Tetlow had been promoted to Major by 1991, when he had received his MBE. He was then promoted to Colonel by 2011, when he qualified claims put forward by author Tim Blackmore that emerging technology would revolutionize battlespace in the near future - commenting that "conflict is, and will remain, essentially a human activity". Later promoted to Brigadier, he was gazetted to Director of the Royal Electrical and Mechanical Engineers. He was Director of Operations at the Defence Logistics Organisation from 2001 to 2002 and Director of Electrical and Mechanical Engineering of the British Army from 2002 to 2005.

After military service, Tetlow became Chief Executive of VOSA (formerly the Vehicle Inspectorate) in December 2004 following the retirement of Maurice Newey. Newey had been appointed chief executive of the Vehicle Inspectorate in 1998 and became the first chief executive of VOSA in 2003. At VOSA, Tetlow led the computerisation of the MoT System which was awarded the British Computer Society Industry Award for Business to Business in 2007. He was a Group Director of the Driver and Vehicle Operator Group of agencies of the Department for Transport and an advisor to the Department for Transport on Road User Charging.

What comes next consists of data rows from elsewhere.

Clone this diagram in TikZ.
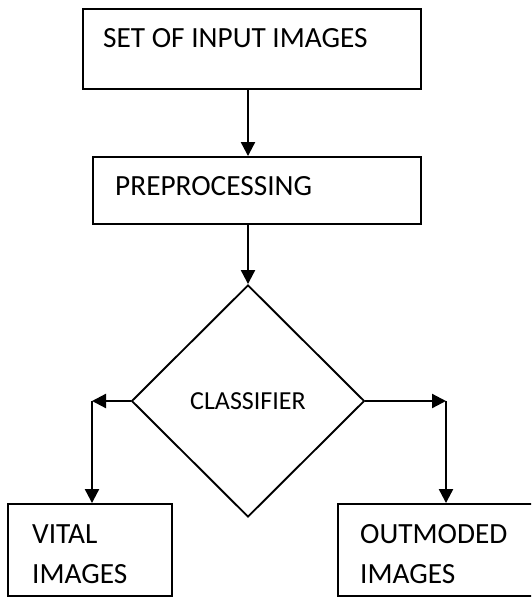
\documentclass[tikz,border=0pt]{standalone}
\usepackage{fontspec}
\setmainfont{Carlito}
\usetikzlibrary{shapes.geometric,arrows.meta}
\begin{document}
\begin{tikzpicture}[x=1pt,y=-1pt,
  box/.style={draw,line width=1.9pt,rectangle,inner sep=0pt},
  lbl/.style={anchor=base west,inner sep=0pt,font=\fontsize{29.3}{35}\selectfont},
  arr/.style={line width=2.2pt,-{Triangle[width=14pt,length=14pt]}},
  decision/.style={draw,line width=1.9pt,diamond,inner sep=0pt,font=\fontsize{26}{31}\selectfont}]
\useasboundingbox (0,0) rectangle (531,597);
\clip (0,0) rectangle (531,597);
% boxes
\node[box,minimum width=338pt,minimum height=80pt] (inp) at (252,49) {};
\node[lbl] (tinp) at (103,47) {SET OF INPUT IMAGES};
\node[box,minimum width=328pt,minimum height=67pt] (pre) at (257,190.5) {};
\node[lbl] (tpre) at (115,195) {PREPROCESSING};
\node[decision,minimum width=233pt,minimum height=232pt] (cls) at (248,401) {CLASSIFIER};
\node[box,minimum width=164pt,minimum height=92pt] (vit) at (90,550) {};
\node[lbl] (tvit1) at (32,543) {VITAL};
\node[lbl] (tvit2) at (32,583) {IMAGES};
\node[box,minimum width=240pt,minimum height=92pt] (out) at (458,550) {};
\node[lbl] (tout1) at (360,543) {OUTMODED};
\node[lbl] (tout2) at (360,583) {IMAGES};
% connectors
\coordinate (ax) at (248,0);
\draw[arr] (inp.south -| ax) -- (pre.north -| ax);
\draw[arr] (pre.south -| ax) -- (cls.north);
\coordinate (cl) at (92,401);
\coordinate (cr) at (446,401);
\draw[arr] (cls.west) -- (cl);
\draw[arr] (cls.east) -- (cr);
\draw[arr] (cl) -- (cl |- vit.north);
\draw[arr] (cr) -- (cr |- out.north);
\end{tikzpicture}
\end{document}
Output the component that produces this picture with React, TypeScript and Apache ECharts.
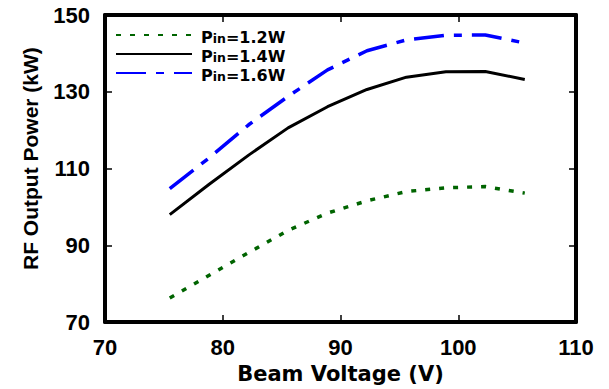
import React, { useEffect, useRef } from "react";
import * as echarts from "echarts";

const beamVoltage = [75.5, 78.85, 82.2, 85.55, 88.9, 92.25, 95.6, 98.95, 102.3, 105.65];
const power12 = [76.3, 82.2, 88.1, 93.9, 98.4, 101.6, 104.0, 105.0, 105.3, 103.6];
const power14 = [98.0, 105.9, 113.5, 120.6, 126.1, 130.6, 133.8, 135.2, 135.3, 133.2];
const power16 = [104.8, 112.8, 121.4, 128.8, 135.7, 140.7, 143.5, 144.7, 144.8, 142.7];
const seriesNames = ["Pin=1.2W", "Pin=1.4W", "Pin=1.6W"];

const pair = (ys: number[]) => beamVoltage.map((x, i) => [x, ys[i]]);

export default function App() {
  const ref = useRef<HTMLDivElement>(null);
  useEffect(() => {
    if (!ref.current) return;
    const chart = echarts.init(ref.current, null, { renderer: "svg" });
    const tickFont = { fontFamily: "Liberation Sans", fontWeight: "bold" as const, fontSize: 22, color: "#000" };
    const axisLine = { show: true, lineStyle: { color: "#000", width: 4 } };
    const axisTick = { show: true, inside: true, length: 7, lineStyle: { color: "#000", width: 1.5 } };
    chart.setOption({
      animation: false,
      backgroundColor: "#fff",
      grid: { left: 105, right: 33, top: 15, bottom: 65, show: false },
      legend: {
        orient: "vertical",
        left: 110,
        top: 24,
        itemWidth: 76,
        itemHeight: 10,
        itemGap: 3,
        itemStyle: { opacity: 0 },
        data: seriesNames,
        formatter: (n: string) => `{a|P}{b|in}{a|${n.slice(3)}}`,
        textStyle: {
          padding: [0, 0, 0, 4],
          rich: {
            a: { fontFamily: "DejaVu Sans", fontWeight: "bold", fontSize: 16, color: "#000", lineHeight: 20, verticalAlign: "bottom" },
            b: { fontFamily: "DejaVu Sans", fontWeight: "bold", fontSize: 12.5, color: "#000", lineHeight: 11, verticalAlign: "bottom" },
          },
        },
      },
      xAxis: [
        {
          type: "value",
          min: 70,
          max: 110,
          interval: 10,
          position: "bottom",
          axisLine,
          axisTick,
          splitLine: { show: false },
          axisLabel: { ...tickFont, margin: 14 },
          name: "Beam Voltage (V)",
          nameLocation: "middle",
          nameGap: 38,
          nameTextStyle: { fontFamily: "DejaVu Sans", fontWeight: "bold", fontSize: 21, color: "#000" },
        },
        {
          type: "value",
          min: 70,
          max: 110,
          interval: 10,
          position: "top",
          axisLine,
          axisTick,
          splitLine: { show: false },
          axisLabel: { show: false },
        },
      ],
      yAxis: [
        {
          type: "value",
          min: 70,
          max: 150,
          interval: 20,
          position: "left",
          axisLine,
          axisTick,
          splitLine: { show: false },
          axisLabel: { ...tickFont, margin: 15 },
          name: "RF Output Power (kW)",
          nameLocation: "middle",
          nameGap: 64,
          nameTextStyle: { fontFamily: "Liberation Sans", fontWeight: "bold", fontSize: 21, color: "#000", padding: [0, 0, 0, 20] },
        },
        {
          type: "value",
          min: 70,
          max: 150,
          interval: 20,
          position: "right",
          axisLine,
          axisTick,
          splitLine: { show: false },
          axisLabel: { show: false },
        },
      ],
      series: [
        {
          name: seriesNames[0],
          type: "line",
          data: pair(power12),
          symbol: "none",
          lineStyle: { color: "#006400", width: 3.5, type: [5, 9] },
          itemStyle: { color: "#006400" },
        },
        {
          name: seriesNames[1],
          type: "line",
          data: pair(power14),
          symbol: "none",
          lineStyle: { color: "#000", width: 3 },
          itemStyle: { color: "#000" },
        },
        {
          name: seriesNames[2],
          type: "line",
          data: pair(power16),
          symbol: "none",
          lineStyle: { color: "#0000ff", width: 3.5, type: [30, 10, 8, 10] },
          itemStyle: { color: "#0000ff" },
        },
      ],
    });
    return () => chart.dispose();
  }, []);
  return <div ref={ref} style={{ position: "fixed", left: 0, top: 0, width: 609, height: 389 }} />;
}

Tetlow left VOSA in 2008 to become the Chief Executive of the Institution of Mechanical Engineers. He resigned from the IMechE after members tabled a motion expressing no confidence in Stephen Tetlow to manage the affairs of the institute and the operation of its trading subsidiaries. This was the first such motion in the 170 years of the Institute. An IMechE statement says he has quit because “actions of certain members opposed to recent reforms have made it impractical for him to continue to deliver the vision of the future of the profession he shares with other major institutions.” He was a founder Non Executive Director of the National Skills Academy for Rail and Non Executive Director of Engineering UK. He currently lives in the Blackdown Hills, Devon in a house featured on Grand Designs. He has since led an expedition to South Georgia in order to retrace the steps of Ernest Shackleton to highlight the impact of global warming.

Since resigning as CEO of IMECHE, he has systematically deleted all references to himself and the vote of no confidence the members had in him. Following his no confidence vote for VOSA, this was the second time his actions have led to his resignation.

Tetlow is currently a Non Executive Director of The Student Loans Company and of The Driver and Vehicle Licensing Agency and previously The Planning Inspectorate. He is a fellow of The Institution of Engineering and Technology.